:: ROWS ::
● ● ● ●

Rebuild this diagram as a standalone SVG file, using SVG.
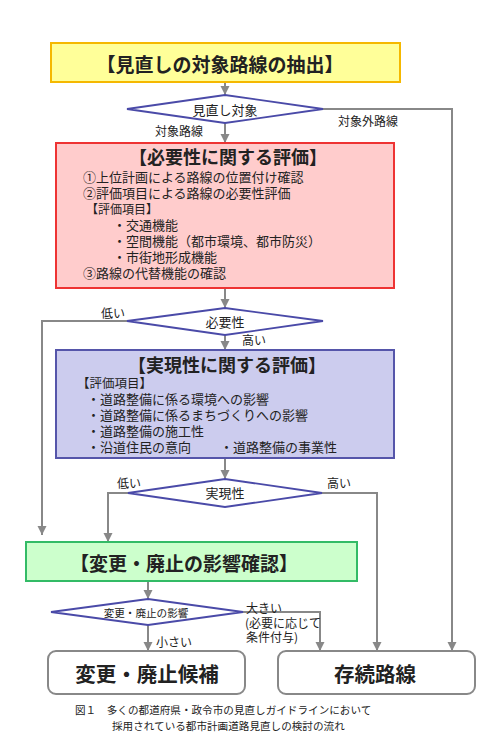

● ● ● ●

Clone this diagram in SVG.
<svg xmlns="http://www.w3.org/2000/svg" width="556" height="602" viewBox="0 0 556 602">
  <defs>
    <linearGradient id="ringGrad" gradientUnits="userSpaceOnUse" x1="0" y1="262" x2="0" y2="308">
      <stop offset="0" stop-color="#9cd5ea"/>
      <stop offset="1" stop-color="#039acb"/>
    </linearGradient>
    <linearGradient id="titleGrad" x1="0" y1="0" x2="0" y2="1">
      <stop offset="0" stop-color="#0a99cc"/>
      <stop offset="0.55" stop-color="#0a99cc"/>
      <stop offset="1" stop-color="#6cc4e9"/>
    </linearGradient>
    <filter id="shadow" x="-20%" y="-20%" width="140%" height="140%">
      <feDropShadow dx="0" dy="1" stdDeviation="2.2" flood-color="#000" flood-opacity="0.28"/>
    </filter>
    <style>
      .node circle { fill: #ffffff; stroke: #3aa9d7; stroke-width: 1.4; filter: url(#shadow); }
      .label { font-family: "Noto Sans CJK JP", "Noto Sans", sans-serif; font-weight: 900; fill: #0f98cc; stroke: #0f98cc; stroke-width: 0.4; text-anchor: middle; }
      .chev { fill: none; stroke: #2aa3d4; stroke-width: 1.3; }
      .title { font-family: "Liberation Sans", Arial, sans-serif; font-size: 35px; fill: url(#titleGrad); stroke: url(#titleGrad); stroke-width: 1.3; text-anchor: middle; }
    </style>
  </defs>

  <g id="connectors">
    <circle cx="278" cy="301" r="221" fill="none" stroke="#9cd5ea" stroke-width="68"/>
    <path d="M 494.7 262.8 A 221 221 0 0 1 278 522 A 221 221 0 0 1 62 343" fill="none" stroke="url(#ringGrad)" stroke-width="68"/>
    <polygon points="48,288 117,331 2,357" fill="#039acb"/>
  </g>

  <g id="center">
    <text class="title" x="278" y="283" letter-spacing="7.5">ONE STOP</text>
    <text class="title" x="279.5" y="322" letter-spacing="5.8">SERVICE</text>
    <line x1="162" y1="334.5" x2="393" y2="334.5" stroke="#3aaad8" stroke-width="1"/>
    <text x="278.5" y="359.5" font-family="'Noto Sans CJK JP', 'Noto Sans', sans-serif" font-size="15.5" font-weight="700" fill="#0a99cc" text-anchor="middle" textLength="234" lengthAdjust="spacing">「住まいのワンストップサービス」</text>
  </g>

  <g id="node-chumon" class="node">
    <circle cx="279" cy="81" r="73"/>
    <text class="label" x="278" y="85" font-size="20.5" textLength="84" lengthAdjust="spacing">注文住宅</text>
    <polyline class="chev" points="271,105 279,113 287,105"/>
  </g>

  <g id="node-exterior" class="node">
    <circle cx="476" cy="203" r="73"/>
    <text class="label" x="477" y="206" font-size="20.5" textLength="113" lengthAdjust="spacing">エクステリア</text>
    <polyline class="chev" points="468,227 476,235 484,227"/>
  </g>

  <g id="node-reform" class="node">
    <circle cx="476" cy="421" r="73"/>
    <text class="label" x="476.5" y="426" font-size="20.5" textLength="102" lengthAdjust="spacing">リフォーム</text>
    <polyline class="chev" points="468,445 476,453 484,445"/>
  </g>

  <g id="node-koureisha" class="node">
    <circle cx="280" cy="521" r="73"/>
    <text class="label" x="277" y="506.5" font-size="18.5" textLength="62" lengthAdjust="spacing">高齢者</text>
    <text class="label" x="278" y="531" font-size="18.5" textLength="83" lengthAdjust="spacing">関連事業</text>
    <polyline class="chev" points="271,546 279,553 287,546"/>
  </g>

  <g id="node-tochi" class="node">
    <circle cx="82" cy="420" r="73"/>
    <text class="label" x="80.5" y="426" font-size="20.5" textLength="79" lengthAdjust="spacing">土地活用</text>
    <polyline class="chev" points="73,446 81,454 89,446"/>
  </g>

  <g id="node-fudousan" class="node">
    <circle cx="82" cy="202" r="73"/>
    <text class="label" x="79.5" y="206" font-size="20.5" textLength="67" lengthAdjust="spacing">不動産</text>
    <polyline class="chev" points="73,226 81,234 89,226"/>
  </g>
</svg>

● ● ● ●

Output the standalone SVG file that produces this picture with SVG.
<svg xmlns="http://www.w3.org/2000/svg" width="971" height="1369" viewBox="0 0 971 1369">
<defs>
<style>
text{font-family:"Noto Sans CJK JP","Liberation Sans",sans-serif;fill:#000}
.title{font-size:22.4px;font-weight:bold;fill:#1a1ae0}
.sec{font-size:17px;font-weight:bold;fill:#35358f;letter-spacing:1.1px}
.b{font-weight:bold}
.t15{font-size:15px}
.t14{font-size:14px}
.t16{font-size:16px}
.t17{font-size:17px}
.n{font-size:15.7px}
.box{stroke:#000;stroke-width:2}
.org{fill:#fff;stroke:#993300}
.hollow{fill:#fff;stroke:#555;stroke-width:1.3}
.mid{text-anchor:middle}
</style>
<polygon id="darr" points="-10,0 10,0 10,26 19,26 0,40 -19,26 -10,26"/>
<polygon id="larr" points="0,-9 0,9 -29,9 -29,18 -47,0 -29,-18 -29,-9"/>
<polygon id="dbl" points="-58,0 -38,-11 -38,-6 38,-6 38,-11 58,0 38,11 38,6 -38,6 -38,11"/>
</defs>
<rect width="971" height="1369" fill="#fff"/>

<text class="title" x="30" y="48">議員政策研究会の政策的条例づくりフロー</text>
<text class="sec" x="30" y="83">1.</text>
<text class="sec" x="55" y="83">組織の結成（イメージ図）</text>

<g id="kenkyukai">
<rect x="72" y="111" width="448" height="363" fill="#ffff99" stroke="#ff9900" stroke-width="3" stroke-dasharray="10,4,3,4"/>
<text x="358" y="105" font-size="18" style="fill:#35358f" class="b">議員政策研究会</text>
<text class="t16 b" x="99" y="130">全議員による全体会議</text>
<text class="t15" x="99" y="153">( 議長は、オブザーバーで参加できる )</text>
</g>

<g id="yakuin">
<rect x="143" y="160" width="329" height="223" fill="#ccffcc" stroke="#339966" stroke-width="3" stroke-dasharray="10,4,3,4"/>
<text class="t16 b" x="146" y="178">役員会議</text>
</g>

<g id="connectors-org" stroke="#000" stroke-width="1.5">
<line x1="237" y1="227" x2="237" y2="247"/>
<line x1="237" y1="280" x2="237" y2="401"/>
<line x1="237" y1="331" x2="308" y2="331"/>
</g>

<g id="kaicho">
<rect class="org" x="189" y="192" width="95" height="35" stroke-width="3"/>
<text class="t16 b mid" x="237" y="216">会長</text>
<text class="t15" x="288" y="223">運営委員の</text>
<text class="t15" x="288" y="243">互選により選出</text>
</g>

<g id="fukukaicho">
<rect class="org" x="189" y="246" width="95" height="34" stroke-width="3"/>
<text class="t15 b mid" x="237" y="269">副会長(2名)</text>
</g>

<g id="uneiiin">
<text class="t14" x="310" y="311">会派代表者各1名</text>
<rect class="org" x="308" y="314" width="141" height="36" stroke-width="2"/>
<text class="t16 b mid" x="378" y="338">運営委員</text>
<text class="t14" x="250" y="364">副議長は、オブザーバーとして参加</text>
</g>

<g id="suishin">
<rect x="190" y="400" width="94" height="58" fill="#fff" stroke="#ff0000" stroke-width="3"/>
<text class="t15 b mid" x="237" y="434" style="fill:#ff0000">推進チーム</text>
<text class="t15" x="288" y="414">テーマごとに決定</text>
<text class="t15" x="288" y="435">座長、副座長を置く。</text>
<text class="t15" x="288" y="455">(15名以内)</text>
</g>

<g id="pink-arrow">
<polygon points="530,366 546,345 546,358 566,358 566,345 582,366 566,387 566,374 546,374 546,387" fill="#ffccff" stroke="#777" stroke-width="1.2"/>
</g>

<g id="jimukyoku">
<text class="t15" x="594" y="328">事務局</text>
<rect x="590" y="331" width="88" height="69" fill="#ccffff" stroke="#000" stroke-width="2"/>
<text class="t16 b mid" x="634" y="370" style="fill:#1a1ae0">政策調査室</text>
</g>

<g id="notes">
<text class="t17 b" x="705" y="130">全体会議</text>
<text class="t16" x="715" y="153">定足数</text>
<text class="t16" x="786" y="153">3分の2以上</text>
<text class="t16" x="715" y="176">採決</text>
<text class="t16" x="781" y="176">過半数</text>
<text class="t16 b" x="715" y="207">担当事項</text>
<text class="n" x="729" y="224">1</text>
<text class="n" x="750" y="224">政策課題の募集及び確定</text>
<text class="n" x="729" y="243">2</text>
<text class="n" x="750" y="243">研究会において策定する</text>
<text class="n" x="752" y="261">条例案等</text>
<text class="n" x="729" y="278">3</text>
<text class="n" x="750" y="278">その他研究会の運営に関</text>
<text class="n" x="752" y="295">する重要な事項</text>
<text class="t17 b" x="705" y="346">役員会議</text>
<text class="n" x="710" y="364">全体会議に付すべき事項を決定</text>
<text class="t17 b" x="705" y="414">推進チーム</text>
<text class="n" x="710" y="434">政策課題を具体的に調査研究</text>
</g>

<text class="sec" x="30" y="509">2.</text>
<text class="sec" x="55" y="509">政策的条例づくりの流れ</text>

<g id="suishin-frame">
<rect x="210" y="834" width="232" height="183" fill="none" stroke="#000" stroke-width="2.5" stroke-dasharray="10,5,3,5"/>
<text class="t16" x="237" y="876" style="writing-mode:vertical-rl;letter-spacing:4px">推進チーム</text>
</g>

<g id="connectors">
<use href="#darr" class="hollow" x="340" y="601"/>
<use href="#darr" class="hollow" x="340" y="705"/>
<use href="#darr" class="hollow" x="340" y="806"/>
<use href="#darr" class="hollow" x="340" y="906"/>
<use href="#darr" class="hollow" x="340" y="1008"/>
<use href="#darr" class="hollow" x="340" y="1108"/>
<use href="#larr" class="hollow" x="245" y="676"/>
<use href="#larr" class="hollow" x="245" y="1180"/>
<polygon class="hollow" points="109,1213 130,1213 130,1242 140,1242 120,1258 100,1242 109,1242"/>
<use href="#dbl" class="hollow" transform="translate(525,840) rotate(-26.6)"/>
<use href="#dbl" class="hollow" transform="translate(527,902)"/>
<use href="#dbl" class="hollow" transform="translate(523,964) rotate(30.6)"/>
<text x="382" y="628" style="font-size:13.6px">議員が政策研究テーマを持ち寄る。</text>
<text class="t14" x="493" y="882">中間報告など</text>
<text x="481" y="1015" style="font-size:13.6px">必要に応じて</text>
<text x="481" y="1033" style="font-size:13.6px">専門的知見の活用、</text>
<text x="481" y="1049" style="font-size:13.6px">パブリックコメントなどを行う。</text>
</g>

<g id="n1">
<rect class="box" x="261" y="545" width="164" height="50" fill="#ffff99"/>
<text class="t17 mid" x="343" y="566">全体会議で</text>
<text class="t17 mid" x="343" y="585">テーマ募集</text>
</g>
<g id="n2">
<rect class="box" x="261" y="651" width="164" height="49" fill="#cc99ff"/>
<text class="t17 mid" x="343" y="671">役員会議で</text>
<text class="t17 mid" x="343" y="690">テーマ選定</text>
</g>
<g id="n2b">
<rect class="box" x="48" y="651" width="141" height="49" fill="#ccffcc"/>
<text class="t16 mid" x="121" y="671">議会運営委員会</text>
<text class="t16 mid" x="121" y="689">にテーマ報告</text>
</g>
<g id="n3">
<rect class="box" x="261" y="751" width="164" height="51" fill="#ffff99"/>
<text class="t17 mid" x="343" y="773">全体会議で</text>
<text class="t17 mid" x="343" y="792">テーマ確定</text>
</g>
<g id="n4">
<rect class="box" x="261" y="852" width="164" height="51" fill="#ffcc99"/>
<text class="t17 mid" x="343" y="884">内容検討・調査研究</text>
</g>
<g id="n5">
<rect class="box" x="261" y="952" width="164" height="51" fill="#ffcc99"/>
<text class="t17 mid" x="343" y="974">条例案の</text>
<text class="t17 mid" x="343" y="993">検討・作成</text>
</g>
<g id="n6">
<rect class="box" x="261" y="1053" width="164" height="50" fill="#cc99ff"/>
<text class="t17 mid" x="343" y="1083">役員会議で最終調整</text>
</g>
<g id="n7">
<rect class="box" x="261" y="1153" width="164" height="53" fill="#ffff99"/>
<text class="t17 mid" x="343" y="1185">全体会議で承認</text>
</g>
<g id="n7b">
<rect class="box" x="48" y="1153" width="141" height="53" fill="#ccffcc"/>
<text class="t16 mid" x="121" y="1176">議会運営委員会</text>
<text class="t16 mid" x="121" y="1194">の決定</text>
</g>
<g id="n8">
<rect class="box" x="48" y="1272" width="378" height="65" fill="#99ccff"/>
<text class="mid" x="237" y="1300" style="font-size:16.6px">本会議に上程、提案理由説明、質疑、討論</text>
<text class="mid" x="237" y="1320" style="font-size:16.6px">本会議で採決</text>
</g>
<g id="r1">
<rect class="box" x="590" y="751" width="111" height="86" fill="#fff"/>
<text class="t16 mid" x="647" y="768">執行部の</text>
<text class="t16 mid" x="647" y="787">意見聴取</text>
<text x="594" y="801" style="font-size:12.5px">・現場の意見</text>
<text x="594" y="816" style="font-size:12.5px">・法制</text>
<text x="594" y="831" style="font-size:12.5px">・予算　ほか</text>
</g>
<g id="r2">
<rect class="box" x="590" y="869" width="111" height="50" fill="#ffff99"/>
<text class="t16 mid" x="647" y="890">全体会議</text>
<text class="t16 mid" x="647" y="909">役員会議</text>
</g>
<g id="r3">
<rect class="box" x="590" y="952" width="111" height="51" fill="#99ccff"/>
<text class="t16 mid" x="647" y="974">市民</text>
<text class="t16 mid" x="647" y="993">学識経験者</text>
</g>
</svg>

● ● ● ●

:: PROMPT ::
Give every line of the material that includes the string "file".

:: RESULT FOR THIS TASK ::
Rebuild this diagram as a standalone SVG file, using SVG.
Output the standalone SVG file that produces this picture with SVG.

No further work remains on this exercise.